If that is so, has the Gospel’s free-course been aided or burdened by it all? And have God’s left-handers been helped or hindered in their callings (whether they trust God’s Christ or not) by calling “the church” (whoever that is) to be their allies?
God’s got left-hand workers on the job in his creation apart from any Christ-connected folks being there. “Law written in their hearts” generates a modicum of justice and “care.” Christ-connected folks, as fellow-worldlings, have the same assignment already from birth, AND the additional one of gospel-redemption promotion to generate the new creation. At their gatherings, their “ecclesia-ings” they get juiced up for their double jobs. But the gatherings didn’t do those jobs, any jobs; the gatherers do.

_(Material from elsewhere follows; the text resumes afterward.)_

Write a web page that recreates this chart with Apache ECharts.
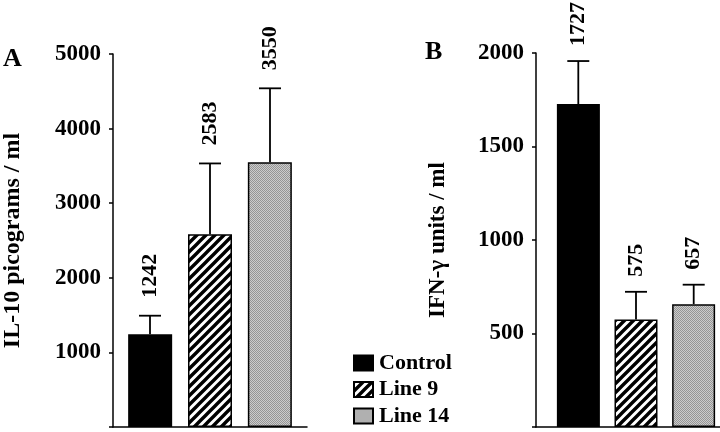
<!DOCTYPE html>
<html>
<head>
<meta charset="utf-8">
<script src="https://cdn.jsdelivr.net/npm/echarts@6/dist/echarts.min.js"></script>
<style>
  html, body { margin: 0; padding: 0; background: #fff; }
  #main { width: 720px; height: 432px; }
</style>
</head>
<body>
<div id="main"></div>
<script>
// groups shown in both panels
const groups = ['Control', 'Line 9', 'Line 14'];

// panel A: IL-10 (pg/ml)
const il10Mean = [1242, 2583, 3550];
const il10Err = [250, 950, 990];

// panel B: IFN-gamma (units/ml)
const ifnMean = [1727, 575, 657];
const ifnErr = [230, 148, 104];

const serif = 'Liberation Serif';

// fill patterns
function stripes() {
  const s = 9;
  const c = document.createElement('canvas');
  c.width = s; c.height = s;
  const ctx = c.getContext('2d');
  ctx.fillStyle = '#fff';
  ctx.fillRect(0, 0, s, s);
  ctx.strokeStyle = '#000';
  ctx.lineWidth = 3.4;
  ctx.beginPath();
  ctx.moveTo(-2, 2); ctx.lineTo(2, -2);
  ctx.moveTo(0, s); ctx.lineTo(s, 0);
  ctx.moveTo(s - 2, s + 2); ctx.lineTo(s + 2, s - 2);
  ctx.stroke();
  return c;
}
function stipple() {
  const c = document.createElement('canvas');
  c.width = 2; c.height = 2;
  const ctx = c.getContext('2d');
  ctx.fillStyle = '#cccccc';
  ctx.fillRect(0, 0, 2, 2);
  ctx.fillStyle = '#959595';
  ctx.fillRect(0, 0, 1, 1);
  ctx.fillRect(1, 1, 1, 1);
  return c;
}
const fills = [
  '#000',
  { image: stripes(), repeat: 'repeat' },
  { image: stipple(), repeat: 'repeat' }
];

let myChart = echarts.init(document.getElementById('main'));

function yAxisFor(grid, max, step, title, gap, titleSize) {
  return {
    type: 'value', gridIndex: grid, min: 0, max: max, interval: step,
    splitLine: { show: false },
    axisLine: { show: true, lineStyle: { color: '#000', width: 1.5 } },
    axisTick: { show: true, length: 4, lineStyle: { color: '#000', width: 1.5 } },
    axisLabel: {
      color: '#000', fontFamily: serif, fontWeight: 'bold', fontSize: 23, margin: 12,
      formatter: v => (v === 0 ? '' : v)
    },
    name: title, nameLocation: 'middle', nameRotate: 90, nameGap: gap,
    nameTextStyle: { color: '#000', fontFamily: serif, fontWeight: 'bold', fontSize: titleSize }
  };
}

function xAxisFor(grid) {
  return {
    type: 'category', gridIndex: grid, data: [''],
    axisLine: { show: true, lineStyle: { color: '#000', width: 1.5 } },
    axisTick: { show: false },
    axisLabel: { show: false }
  };
}

function barsFor(axis, means, barWidth, barGap) {
  return groups.map((g, i) => ({
    name: g,
    type: 'bar',
    xAxisIndex: axis, yAxisIndex: axis,
    barWidth: barWidth,
    barGap: barGap,
    itemStyle: { color: fills[i], borderColor: '#000', borderWidth: 1.5 },
    data: [means[i]]
  }));
}

// error bars and value labels, placed next to each bar of the group
function errorsFor(axis, means, errs, spacing, labelGap) {
  return {
    type: 'custom',
    xAxisIndex: axis, yAxisIndex: axis,
    encode: { x: 0, y: 1 },
    z: 3,
    data: groups.map((g, i) => [0, means[i], errs[i], i]),
    renderItem: function (params, api) {
      const v = api.value(1);
      const e = api.value(2);
      const k = api.value(3);
      const base = api.coord([0, v]);
      const top = api.coord([0, v + e]);
      const x = base[0] + (k - 1) * spacing;
      const half = 11;
      return {
        type: 'group',
        children: [
          { type: 'line', shape: { x1: x, y1: base[1], x2: x, y2: top[1] },
            style: { stroke: '#000', lineWidth: 1.8 } },
          { type: 'line', shape: { x1: x - half, y1: top[1], x2: x + half, y2: top[1] },
            style: { stroke: '#000', lineWidth: 1.8 } },
          { type: 'text', x: x, y: top[1] - labelGap, rotation: Math.PI / 2,
            style: { text: String(v), fill: '#000', fontFamily: serif,
              fontWeight: 'bold', fontSize: 22,
              align: 'left', verticalAlign: 'middle' } }
        ]
      };
    }
  };
}

let option = {
  animation: false,
  title: [
    { text: 'A', left: 3, top: 46, padding: 0,
      textStyle: { color: '#000', fontFamily: serif, fontWeight: 'bold', fontSize: 26 } },
    { text: 'B', left: 425, top: 39, padding: 0,
      textStyle: { color: '#000', fontFamily: serif, fontWeight: 'bold', fontSize: 26 } }
  ],
  legend: {
    data: groups,
    orient: 'vertical',
    left: 348, top: 347, height: 82,
    itemWidth: 19, itemHeight: 15, itemGap: 4.5,
    icon: 'rect',
    selectedMode: false,
    textStyle: { color: '#000', fontFamily: serif, fontWeight: 'bold', fontSize: 22,
      lineHeight: 22, padding: [0, 0, 0, 1] }
  },
  grid: [
    { left: 111, top: 54, width: 196, height: 373 },
    // panel B axes frame, and the narrower box the bars sit in
    { left: 536, top: 53, width: 184, height: 374 },
    { left: 552, top: 53, width: 168, height: 374 }
  ],
  xAxis: [xAxisFor(0), xAxisFor(1), { ...xAxisFor(2), show: false }],
  yAxis: [
    yAxisFor(0, 5000, 1000, 'IL-10 picograms / ml', 88, 24),
    yAxisFor(1, 2000, 500, 'IFN-\u03b3 units / ml', 86, 23),
    { type: 'value', gridIndex: 2, min: 0, max: 2000, show: false, splitLine: { show: false } }
  ],
  series: [
    ...barsFor(0, il10Mean, 44, '36%'),
    ...barsFor(2, ifnMean, 43, '34%'),
    errorsFor(0, il10Mean, il10Err, 60, 18),
    errorsFor(2, ifnMean, ifnErr, 57.7, 15)
  ]
};
option && myChart.setOption(option);
</script>
</body>
</html>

Was Graebner—with all his warts and wrinkles—trying to tell us this? “The church” has received no left-hand kingdom assignment from Christ. Christ-disciples have already had those assignments from birth. Re-birth in Christ doesn’t contradict those already-from-birth assignments, but rather supports them.
Reminds me of Bob Bertram’s visual aid when speaking of God’s ambidexterity. He’d put the word DEXTRA on the blackboard, Latin word for right (hand). And then take it letter by letter with hand motions. Left and right hands clasped side by side, thumbs up.
- D – is for different The two aren’t the same hands. Thumbs on different sides, etc.
- E – is for equivalent, both complete, same pattern and equally shaped and operative.
- X – is for Christ , the supreme right-hander coming on the scene, initially going under the left-hand, as Bob turned the hands so the right was below the left.
- T – is for (initially) the right hand “trussing” (=supporting) the good work of the left-hand, but then
- R – it begins to replace this and that component of the left-hand agenda. Hands now turning so that right is coming up over left. Finally right hand (now completely on top and left hand dropping away) the right-hand.
- A – antiquates the entire left-hand agenda, even the good and godly left-hand items of old creation. God’s right-hand, the new creation in Christ renders God’s old creation finally passé. That agenda is God’s forever and only agenda. Not Eden restrored, old creation rehabbed, but a new creation. If anyone is in Christ, she is already there, we are told.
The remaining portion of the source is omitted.